Une pierre. Une lumière. Un amble entre les arbres de Meudon-la-Forêt. Un chant mortuaire revenu, par salves, de l’enfance dans la «Cité heureuse». On ne referme pas Climats de France sans le souvenir presque physique de l’histoire intime de Marie, entre son emménagement dans la cité de Meudon-la-Forêt au début des années 1990 et l’âge de la maturité adulte, journaliste à France Culture. Le «roman», de belle facture chez Sabine Wespieser éditeur, jette un éclairage cru sur une jeunesse enfouie dans les replis d’une mémoire collective. Plus que roman, il est initiation : celle de la narratrice, par sensations tenaces, impressions fugitives, et bientôt enquête chevillée au corps, entre les fêtes fragiles du Paris contemporain ; celle de sa génération d’hommes et de femmes nés après la guerre d’Algérie, pétris malgré eux de sa violence.

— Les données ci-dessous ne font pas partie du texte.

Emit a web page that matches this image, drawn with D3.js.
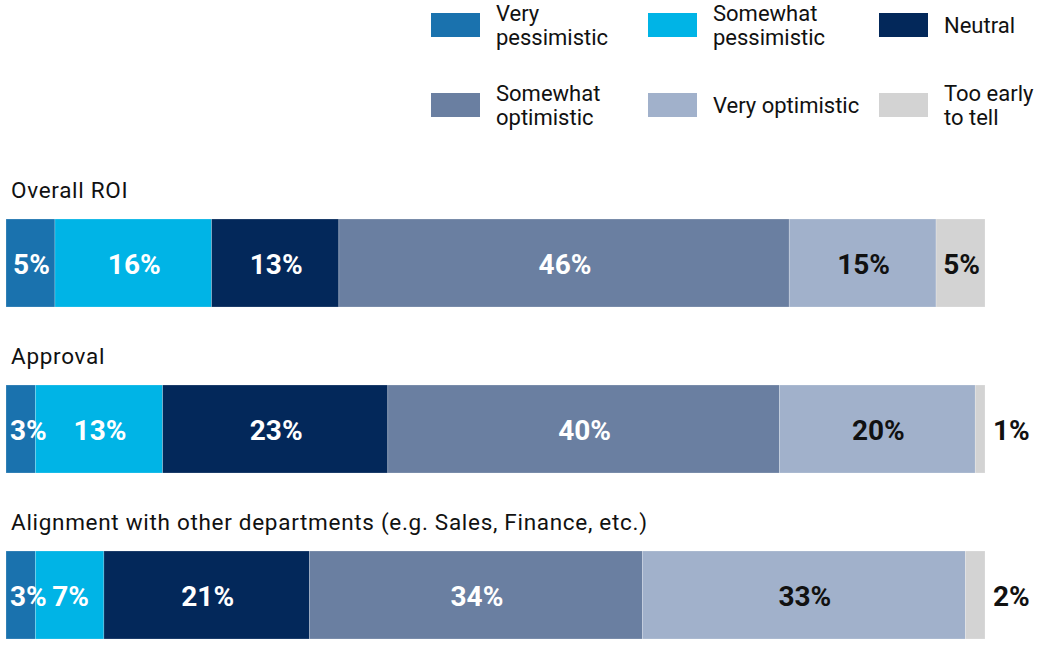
<!DOCTYPE html>
<html><head><meta charset="utf-8">
<script src="https://cdn.jsdelivr.net/npm/d3@7"></script>
<style>
html,body{margin:0;padding:0;background:#fff;}
svg{display:block;font-family:Roboto,"Open Sans",sans-serif;}
</style></head>
<body>
<svg id="chart" width="1048" height="648"></svg>
<script>
const categories = ["Overall ROI", "Approval", "Alignment with other departments (e.g. Sales, Finance, etc.)"];
const seriesNames = ["Very pessimistic", "Somewhat pessimistic", "Neutral", "Somewhat optimistic", "Very optimistic", "Too early to tell"];
const legendLines = [["Very","pessimistic"],["Somewhat","pessimistic"],["Neutral"],["Somewhat","optimistic"],["Very optimistic"],["Too early","to tell"]];
const colors = ["#1a72ae", "#00b4e6", "#03285a", "#6a7fa1", "#a1b1cb", "#d3d3d3"];
const textColors = ["#fff", "#fff", "#fff", "#fff", "#111", "#111"];
const veryPessimistic = [5, 3, 3];
const somewhatPessimistic = [16, 13, 7];
const neutral = [13, 23, 21];
const somewhatOptimistic = [46, 40, 34];
const veryOptimistic = [15, 20, 33];
const tooEarly = [5, 1, 2];
const seriesValues = [veryPessimistic, somewhatPessimistic, neutral, somewhatOptimistic, veryOptimistic, tooEarly];

const svg = d3.select("#chart");
const x = d3.scaleLinear().domain([0, 100]).range([6, 985]);
const y = d3.scalePoint().domain(categories).range([219, 551]);
const barH = 88;

const rows = categories.map((c, i) => {
  const obj = {cat: c};
  seriesNames.forEach((s, j) => obj[s] = seriesValues[j][i]);
  return obj;
});
const stack = d3.stack().keys(seriesNames)(rows);

// category labels
svg.append("g").selectAll("text").data(categories).join("text")
  .attr("x", 11).attr("y", d => y(d) - 21)
  .attr("font-size", 22.5).attr("letter-spacing", 0.7).attr("fill", "#111").text(d => d);

// bars
const layers = svg.append("g").selectAll("g").data(stack).join("g")
  .attr("fill", (d, i) => colors[i]);
layers.selectAll("rect").data(d => d).join("rect")
  .attr("x", d => x(d[0])).attr("y", d => y(d.data.cat))
  .attr("width", d => x(d[1]) - x(d[0])).attr("height", barH)
  .attr("stroke", "rgba(255,255,255,0.35)").attr("stroke-width", 0.6);

// value labels
stack.forEach((layer, i) => {
  layer.forEach(d => {
    const v = d[1] - d[0];
    const outside = (i === seriesNames.length - 1) && v < 3;
    const t = svg.append("text")
      .attr("y", y(d.data.cat) + barH / 2 + 10.5)
      .attr("font-size", 28).attr("font-weight", 700).attr("letter-spacing", 0)
      .attr("fill", outside ? "#111" : textColors[i])
      .text(v + "%");
    const tw = t.node().getComputedTextLength();
    const segW = x(d[1]) - x(d[0]);
    if (outside) {
      t.attr("x", x(100) + 8).attr("text-anchor", "start");
    } else if (tw > segW) {
      t.attr("x", x(d[0]) + 4).attr("text-anchor", "start");
    } else {
      t.attr("x", (x(d[0]) + x(d[1])) / 2 + 1).attr("text-anchor", "middle");
    }
  });
});

// legend
const legX = [431, 648, 879];
const legY = [13, 93];
const leg = svg.append("g");
seriesNames.forEach((s, i) => {
  const cx = legX[i % 3], cy = legY[Math.floor(i / 3)];
  leg.append("rect").attr("x", cx).attr("y", cy).attr("width", 49).attr("height", 24).attr("fill", colors[i]);
  const lines = legendLines[i];
  const base = cy + 12 + 8;
  lines.forEach((l, k) => {
    leg.append("text").attr("x", cx + 65)
      .attr("y", base + (k - (lines.length - 1) / 2) * 23.5)
      .attr("font-size", 22).attr("fill", "#111").text(l);
  });
});
</script>
</body></html>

Pour Marie, le tissu de l’ignorance s’est déchiré lors de la visite de «Climat de France», cité à Alger, et du rapprochement fortuit avec «M.L.F.», la cité où elle a grandi avec Alexis, Emmanuelle, Naouel, Sonia, Inès, Brice, Akli, Karim, Nadia, Mickael, au milieu des années 1990. La déchirure s’est faite inquiétante béance avec les échanges avec Malek, Français musulman, puis Français tout court, entre Paris et Meudon. Voisin de Marie à la Cité heureuse, il partage sa joie comme le chant de sa peine dans ce lieu lumineux, ouvert sur la plénitude de la forêt, qui est aussi devenu le tombeau d’Abdelkader, le fils magnifique que lui a donné l’Auvergnate Lucienne, fils bientôt rongé par l’héroïne et, sans doute, par une guerre qui n’a pas dit son nom.